Answer
The density of the statue is $2.5\times 10^3~kg/m^3$
Work Step by Step
The apparent weight of the statue when it is submerged is the actual weight minus the buoyant force on the statue. The buoyant force is equal to the weight of the water that is displaced. Let $\rho_w$ be the density of water. We can find the volume of the statue.
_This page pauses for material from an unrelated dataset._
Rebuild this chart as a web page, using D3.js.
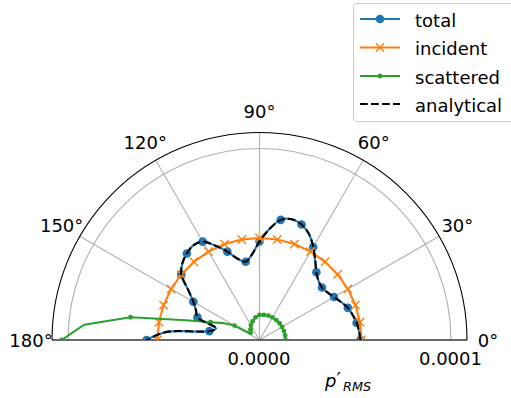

Therefore;
$M_a~g = Mg-F_B$
$F_B = Mg-M_a~g$
$\rho_w~V~g = Mg-M_a~g$
$V = \frac{Mg-M_a~g}{\rho_w~g}$
$V = \frac{(28.4~N)-(17.0~N)}{(1000~kg/m^3)(9.80~m/s^2)}$
$V = 1.16\times 10^{-3}~m^3$
We can find the mass $M$ of the statue as:
$M = \frac{weight}{g}$
$M = \frac{28.4~N}{9.80~m/s^2}$
$M = 2.90~kg$
We can find the density of the statue as:
$\rho = \frac{M}{V}$
$\rho = \frac{2.90~kg}{1.16\times 10^{-3}~m^3}$
$\rho = 2.5\times 10^3~kg/m^3$
The density of the statue is $2.5\times 10^3~kg/m^3$.